3
votes

Using different sources, I wrote a little function that creates a table with standard errors, t statistics and standard errors that are clustered according to a group variable "cluster" after a linear regression model. The code is as follows

cl1 <- function(modl,clust) {
 # model is the regression model
 # clust is the clustervariable
 # id is a unique identifier in ids
    library(plm)
    library(lmtest)
        #  Get Formula
    form <- formula(modl$call)
        # Get Data frame
    dat <- eval(modl$call$data)
    dat$row <- rownames(dat)
    dat$id <- ave(dat$row, dat[[deparse(substitute(clust))]], FUN =seq_along)       
    pdat <- pdata.frame(dat, 
         index=c("id", deparse(substitute(clust)))
         , drop.index= F, row.names= T)
    # # Regression
      reg <- plm(form, data=pdat, model="pooling")  
    # # Adjustments
     G <- length(unique(dat[, deparse(substitute(clust))]))
     N <- length(dat[,deparse(substitute(clust))])
    # # Resid degrees of freedom, adjusted
     dfa <- (G/(G-1))*(N-1)/reg$df.residual
     d.vcov <- dfa* vcovHC(reg, type="HC0", cluster="group", adjust=T)
    table <- coeftest(reg, vcov=d.vcov)
    # #  Output: se, t-stat and p-val
     cl1out <- data.frame(table[, 2:4])
     names(cl1out) <- c("se", "tstat", "pval")
    # # Cluster VCE
     return(cl1out)

}

For a regression like reg1 <- lm (y ~ x1 + x2 , data= df), calling the function cl1(reg1, cluster) will work just fine.

However, if I use a model like reg2 <- lm(y ~ . , data=df), I will get the error message:

Error in terms.formula(object) : '.' in formula and no 'data' argument

After some tests, I am guessing that I can't use "." to signal "use all variables in the data frame" for {plm}. Is there a way I can do this with {plm}? Otherwise, any ideas on how I could improve my function in a way that does not use {plm} and that accepts all possible specifications of a linear model?

1
The way you have this set up, y~. will (try to...) include all the columns of pdat except y, but including row, id and clust. Are you sure this is what you want to do?jlhoward
Oh, thanks! Trying to solve my "." bug I had not seen this one!Doon_Bogan

1 Answers

6
votes

Indeed you can't use . notation for formula within plm pacakge.

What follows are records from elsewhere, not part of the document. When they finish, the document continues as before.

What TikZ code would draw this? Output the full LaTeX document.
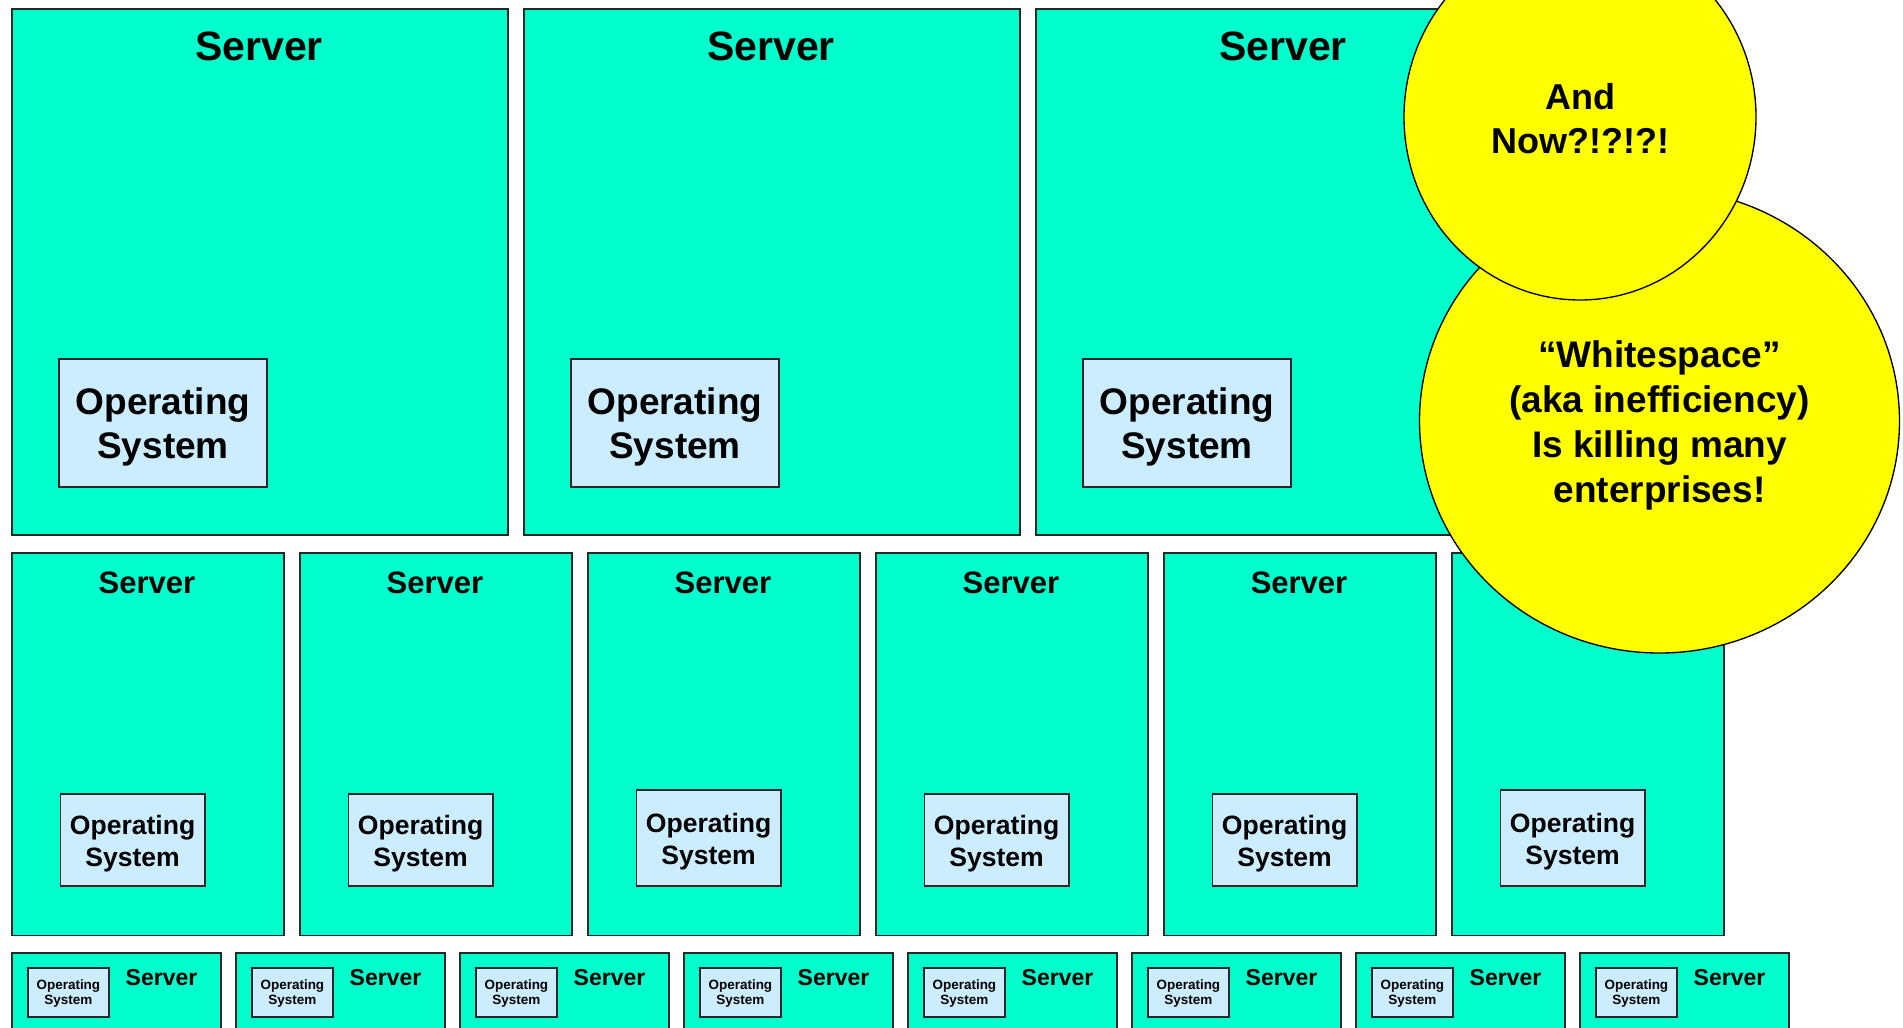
\documentclass[tikz,border=0pt]{standalone}
\usepackage{fontspec}
\setmainfont[Ligatures=NoCommon]{Liberation Sans}
\usetikzlibrary{shapes.geometric}

\definecolor{srvfill}{RGB}{0,255,204}
\definecolor{osfill}{RGB}{204,236,255}
\definecolor{bubblefill}{RGB}{255,255,0}

% bold sans at a given size and line spacing (in pt)
\newcommand\bfs[2]{\fontsize{#1pt}{#2pt}\selectfont\bfseries}

\tikzset{
  srv/.style={draw=black!85, line width=1.3pt, fill=srvfill, inner sep=0pt, anchor=north west},
  osbox/.style={draw=black!85, line width=1.3pt, fill=osfill, inner sep=0pt, align=center},
  lbl/.style={anchor=base, inner sep=0pt},
  bubble/.style={ellipse, draw=black, line width=1pt, fill=bubblefill, inner sep=0pt, align=center}
}

\begin{document}
\begin{tikzpicture}[x=0.75pt, y=-0.75pt]
\useasboundingbox (0,0) rectangle (1903,1028);
\clip (0,0) rectangle (1903,1028);
\fill[white] (0,0) rectangle (1903,1028);

% large servers
\foreach \i/\bx in {1/11, 2/523, 3/1035} {
  \node[srv, minimum width=372pt, minimum height=394.5pt] (big\i) at (\bx,8) {};
  \node[lbl, font=\bfs{30.75}{36}] (bigtitle\i) at (\bx+248,60.7) {Server};
  \node[osbox, minimum width=156pt, minimum height=96pt] (bigos\i) at (\bx+152,423) {};
  \node[align=center, inner sep=0pt, font=\bfs{27.75}{33}] (bigostext\i)
    at ([yshift=-3pt]bigos\i.center) {Operating\\System};
}

% medium servers
\foreach \i/\bx/\oh in {1/11/69, 2/299/69, 3/587/72, 4/875/69, 5/1163/69, 6/1451/72} {
  \node[srv, minimum width=204pt, minimum height=286.9pt] (mid\i) at (\bx,552) {};
  \node[lbl, font=\bfs{23.25}{28}] (midtitle\i) at (\bx+136,593) {Server};
  \node[osbox, anchor=south west, minimum width=108.4pt, minimum height=\oh pt] (midos\i) at (\bx+48.5,887) {};
  \node[align=center, inner sep=0pt, font=\bfs{19.9}{24}] (midostext\i)
    at ([yshift=-2.6pt]midos\i.center) {Operating\\System};
}

% small servers
\foreach \i in {0,...,7} {
  \pgfmathsetmacro\bx{11+224*\i}
  \node[srv, minimum width=156.75pt, minimum height=120pt] (sml\i) at (\bx,952) {};
  \node[lbl, font=\bfs{17.25}{20}] (smltitle\i) at (\bx+150.5,985) {Server};
  \node[osbox, anchor=north west, minimum width=61.1pt, minimum height=36.75pt] (smlos\i) at (\bx+15.8,967) {};
  \node[align=center, inner sep=0pt, font=\bfs{10.1}{11.25}] (smlostext\i)
    at ([yshift=-1.2pt]smlos\i.center) {Operating\\System};
}

% callouts
\node[bubble, minimum width=360pt, minimum height=348pt] (waste) at (1659.5,421) {};
\node[align=center, inner sep=0pt, font=\bfs{27.75}{33.75}] (wastetext)
  at ([yshift=-3pt]waste.center) {“Whitespace”\\(aka inefficiency)\\Is killing many\\enterprises!};
\node[bubble, minimum width=264pt, minimum height=274.5pt] (question) at (1580,117) {};
\node[align=center, inner sep=0pt, font=\bfs{27}{33}] (questiontext)
  at ([yshift=-1.5pt]question.center) {And\\Now?!?!?!};
\end{tikzpicture}
\end{document}
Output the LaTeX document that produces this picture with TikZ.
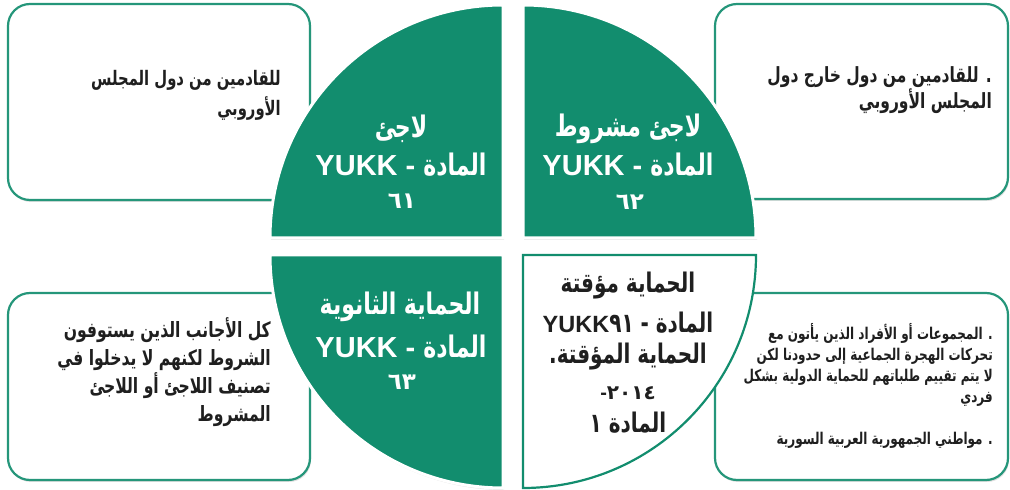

data("Produc", package = "plm")
plm(gsp ~ .,data=Produc)
Error in terms.formula(object) : '.' in formula and no 'data' argument

One idea is to expand the formula when you have a .. Here is a custom function that does the job (surely is done within other packages):

expand_formula <- 
  function(form="A ~.",varNames=c("A","B","C")){
  has_dot <- any(grepl('.',form,fixed=TRUE))
  if(has_dot){
    ii <- intersect(as.character(as.formula(form)),
          varNames)
    varNames <- varNames[!grepl(paste0(ii,collapse='|'),varNames)]

   exp <- paste0(varNames,collapse='+')
   as.formula(gsub('.',exp,form,fixed=TRUE))

  }
  else as.formula(form)
}

Now test it :

(eform = expand_formula("gsp ~ .",names(Produc)))
#    gsp ~ state + year + pcap + hwy + water + util + pc + emp + unemp

plm(eform,data=Produc)

# Model Formula: gsp ~ state + year + pcap + hwy + water + util + pc + emp + unemp
# <environment: 0x0000000014c3f3c0>